§ Stated exercise:
Return every line below as is, leaving out the pictures.

§ Collected data:
** begin **

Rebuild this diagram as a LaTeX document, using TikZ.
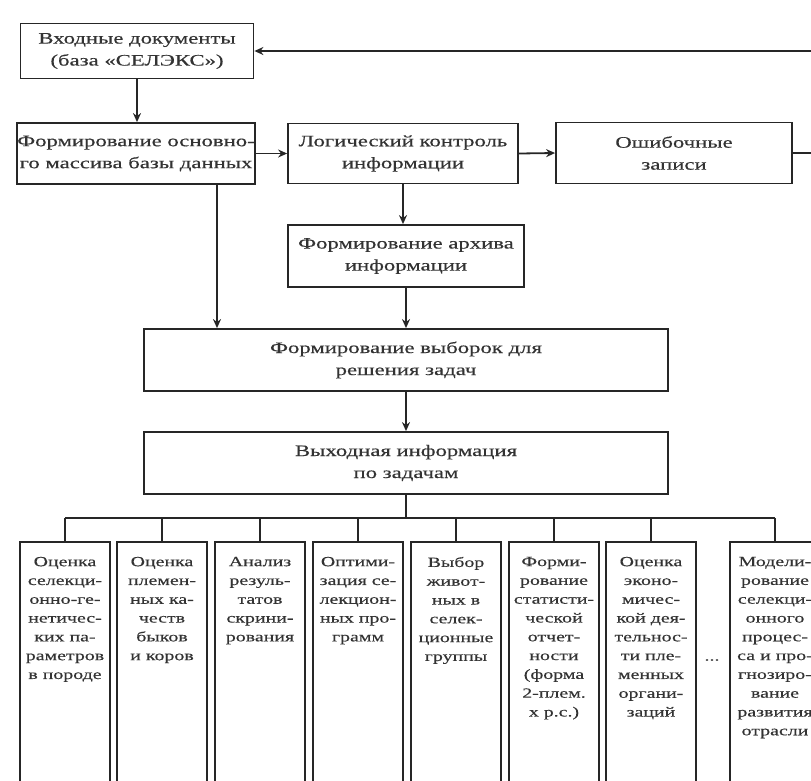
\documentclass[tikz,border=0pt]{standalone}
\usepackage{fontspec}
\setmainfont[FakeStretch=1.42,FakeBold=0.4]{Liberation Serif}
\usetikzlibrary{arrows.meta,calc}
\newcommand{\colbox}[1]{\parbox[t][262pt][t]{90pt}{\vspace*{15pt}\centering\fontsize{14}{18.8}\selectfont #1}}
\begin{document}
\begin{tikzpicture}[x=1pt,y=-1pt,
 box/.style={draw=black!85,line width=1.8pt,inner sep=0pt,align=center,
   font=\fontsize{16}{22}\selectfont,text=black!80},
 sbox/.style={draw=black!85,line width=1.8pt,inner sep=0pt,anchor=north,
   minimum width=89pt,text=black!80},
 arr/.style={line width=1.8pt,draw=black!85,-{Stealth[length=9pt,width=8pt]}},
 ln/.style={line width=1.8pt,draw=black!85}]
\useasboundingbox (0,0) rectangle (811,780);
\clip (0,0) rectangle (811,780);

\node[box,minimum width=233pt,minimum height=55pt] (b1) at (137,51)
  {Входные документы\\(база «СЕЛЭКС»)};
\node[box,minimum width=235pt,minimum height=61pt] (b2) at (136,153.5)
  {Формирование основно-\\го массива базы данных};
\node[box,minimum width=230pt,minimum height=60pt] (b3) at (403,153.5)
  {Логический контроль\\информации};
\node[box,minimum width=236pt,minimum height=61pt] (b4) at (674,153)
  {Ошибочные\\записи};
\node[box,minimum width=236pt,minimum height=62pt] (b5) at (406,256)
  {Формирование архива\\информации};
\node[box,minimum width=524pt,minimum height=62pt] (b6) at (406,360)
  {Формирование выборок для\\решения задач};
\node[box,minimum width=524pt,minimum height=62pt] (b7) at (406,463)
  {Выходная информация\\по задачам};

\node[sbox] (c1) at (65,541) {\colbox{Оценка\\селекци-\\онно-ге-\\нетичес-\\ких па-\\раметров\\в породе}};
\node[sbox] (c2) at (162,541) {\colbox{Оценка\\племен-\\ных ка-\\честв\\быков\\и коров}};
\node[sbox] (c3) at (260,541) {\colbox{Анализ\\резуль-\\татов\\скрини-\\рования}};
\node[sbox] (c4) at (358,541) {\colbox{Оптими-\\зация се-\\лекцион-\\ных про-\\грамм}};
\node[sbox] (c5) at (456,541) {\colbox{Выбор\\живот-\\ных в\\селек-\\ционные\\группы}};
\node[sbox] (c6) at (554,541) {\colbox{Форми-\\рование\\статисти-\\ческой\\отчет-\\ности\\(форма\\2-плем.\\х р.с.)}};
\node[sbox] (c7) at (651,541) {\colbox{Оценка\\эконо-\\мичес-\\кой дея-\\тельнос-\\ти пле-\\менных\\органи-\\заций}};
\node[sbox] (c8) at (775,541) {\colbox{Модели-\\рование\\селекци-\\онного\\процес-\\са и про-\\гнозиро-\\вание\\развития\\отрасли}};
\node[text=black!70,font=\fontsize{14}{16}\selectfont] (dots) at (712,660) {...};

% arrows
\draw[arr] (b1.south) -- (b1.south |- b2.north);
\draw[arr] (b2.east) -- (b3.west);
\draw[arr] (b3.east) -- (b4.west);
\coordinate (fr) at (830,153);
\draw[arr] (b4.east) -- (fr) -- (fr |- b1.east) -- (b1.east);
\draw[arr] ($(b2.south)+(81,0)$) coordinate (d2) -- (d2 |- b6.north);
\draw[arr] (b3.south) -- (b3.south |- b5.north);
\draw[arr] (b5.south) -- (b6.north);
\draw[arr] (b6.south) -- (b7.north);

% bus
\coordinate (bus) at (406,518);
\draw[ln] (b7.south) -- (bus);
\draw[ln] (c1.north |- bus) -- (c8.north |- bus);
\foreach \c in {c1,c2,c3,c4,c5,c6,c7,c8}
  \draw[ln] (\c.north |- bus) -- (\c.north);
\end{tikzpicture}
\end{document}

** end **

§ Complete answer:
Rebuild this diagram as a LaTeX document, using TikZ.
\documentclass[tikz,border=0pt]{standalone}
\usepackage{fontspec}
\setmainfont[FakeStretch=1.42,FakeBold=0.4]{Liberation Serif}
\usetikzlibrary{arrows.meta,calc}
\newcommand{\colbox}[1]{\parbox[t][262pt][t]{90pt}{\vspace*{15pt}\centering\fontsize{14}{18.8}\selectfont #1}}
\begin{document}
\begin{tikzpicture}[x=1pt,y=-1pt,
 box/.style={draw=black!85,line width=1.8pt,inner sep=0pt,align=center,
   font=\fontsize{16}{22}\selectfont,text=black!80},
 sbox/.style={draw=black!85,line width=1.8pt,inner sep=0pt,anchor=north,
   minimum width=89pt,text=black!80},
 arr/.style={line width=1.8pt,draw=black!85,-{Stealth[length=9pt,width=8pt]}},
 ln/.style={line width=1.8pt,draw=black!85}]
\useasboundingbox (0,0) rectangle (811,780);
\clip (0,0) rectangle (811,780);

\node[box,minimum width=233pt,minimum height=55pt] (b1) at (137,51)
  {Входные документы\\(база «СЕЛЭКС»)};
\node[box,minimum width=235pt,minimum height=61pt] (b2) at (136,153.5)
  {Формирование основно-\\го массива базы данных};
\node[box,minimum width=230pt,minimum height=60pt] (b3) at (403,153.5)
  {Логический контроль\\информации};
\node[box,minimum width=236pt,minimum height=61pt] (b4) at (674,153)
  {Ошибочные\\записи};
\node[box,minimum width=236pt,minimum height=62pt] (b5) at (406,256)
  {Формирование архива\\информации};
\node[box,minimum width=524pt,minimum height=62pt] (b6) at (406,360)
  {Формирование выборок для\\решения задач};
\node[box,minimum width=524pt,minimum height=62pt] (b7) at (406,463)
  {Выходная информация\\по задачам};

\node[sbox] (c1) at (65,541) {\colbox{Оценка\\селекци-\\онно-ге-\\нетичес-\\ких па-\\раметров\\в породе}};
\node[sbox] (c2) at (162,541) {\colbox{Оценка\\племен-\\ных ка-\\честв\\быков\\и коров}};
\node[sbox] (c3) at (260,541) {\colbox{Анализ\\резуль-\\татов\\скрини-\\рования}};
\node[sbox] (c4) at (358,541) {\colbox{Оптими-\\зация се-\\лекцион-\\ных про-\\грамм}};
\node[sbox] (c5) at (456,541) {\colbox{Выбор\\живот-\\ных в\\селек-\\ционные\\группы}};
\node[sbox] (c6) at (554,541) {\colbox{Форми-\\рование\\статисти-\\ческой\\отчет-\\ности\\(форма\\2-плем.\\х р.с.)}};
\node[sbox] (c7) at (651,541) {\colbox{Оценка\\эконо-\\мичес-\\кой дея-\\тельнос-\\ти пле-\\менных\\органи-\\заций}};
\node[sbox] (c8) at (775,541) {\colbox{Модели-\\рование\\селекци-\\онного\\процес-\\са и про-\\гнозиро-\\вание\\развития\\отрасли}};
\node[text=black!70,font=\fontsize{14}{16}\selectfont] (dots) at (712,660) {...};

% arrows
\draw[arr] (b1.south) -- (b1.south |- b2.north);
\draw[arr] (b2.east) -- (b3.west);
\draw[arr] (b3.east) -- (b4.west);
\coordinate (fr) at (830,153);
\draw[arr] (b4.east) -- (fr) -- (fr |- b1.east) -- (b1.east);
\draw[arr] ($(b2.south)+(81,0)$) coordinate (d2) -- (d2 |- b6.north);
\draw[arr] (b3.south) -- (b3.south |- b5.north);
\draw[arr] (b5.south) -- (b6.north);
\draw[arr] (b6.south) -- (b7.north);

% bus
\coordinate (bus) at (406,518);
\draw[ln] (b7.south) -- (bus);
\draw[ln] (c1.north |- bus) -- (c8.north |- bus);
\foreach \c in {c1,c2,c3,c4,c5,c6,c7,c8}
  \draw[ln] (\c.north |- bus) -- (\c.north);
\end{tikzpicture}
\end{document}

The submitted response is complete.